The 2007 Sylvania 300 was the 27th race of the 2007 NASCAR Nextel Cup season and the first of the ten-race 2007 Chase for the Nextel Cup championship series.

This racing event was run on Sunday, September 16, 2007, at New Hampshire International Speedway in Loudon, New Hampshire, and was the twelfth race to use the Car of Tomorrow template that would be used full-time starting in 2008.

Pre-race news
Ken Schrader returns to the #21 Wood Brothers/JTG Racing Ford Fusion.

Qualifying
2007 Chase driver Clint Bowyer of Richard Childress Racing, with a speed of 130.412 mph, grabbed his second career pole. Fellow Chase newcomer Martin Truex Jr. will start alongside him.

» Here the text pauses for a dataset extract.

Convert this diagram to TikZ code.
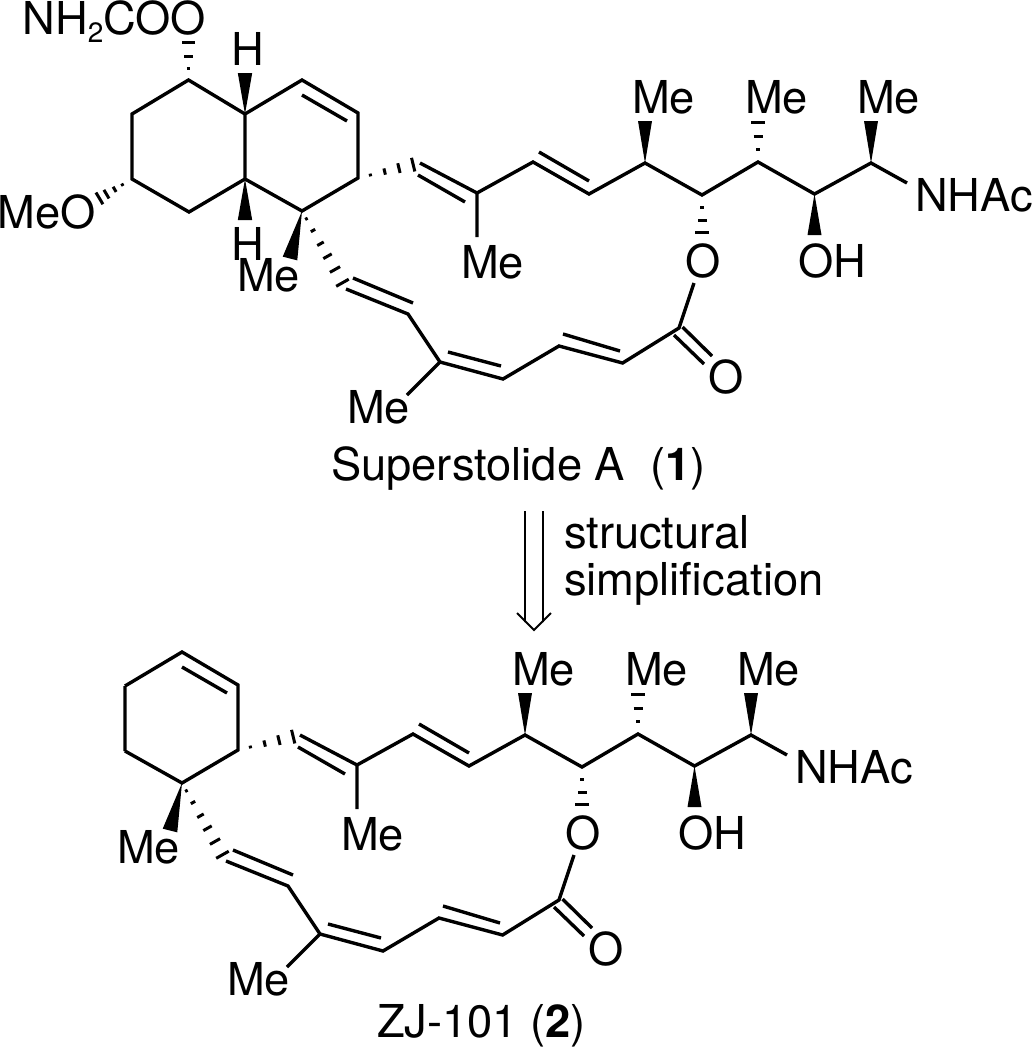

Failed to Qualify:  Dale Jarrett (#44), Sam Hornish Jr. (#06), Jeremy Mayfield (#36), Michael Waltrip (#55), Kevin Lepage (#37), Boris Said (#98).*

 — Note: The #49 car of John Andretti failed a test in the post-qualifying inspection. As a result, his time, which would have locked him in the race, was disqualified, allowing Said to get into the race.

Race
For Clint Bowyer, he would enter the Chase as the only driver without a victory. That all changed on Sunday when Bowyer and the 07 team flat out crushed the field, leading 222 of 300 laps en route to his first career victory. In the process, he leaped from 12th place in the Chase to fourth with the victory.  Jeff Gordon finished second, followed by Tony Stewart.  Jimmie Johnson retained the lead on Jeff Gordon in the Chase on more wins (six to four).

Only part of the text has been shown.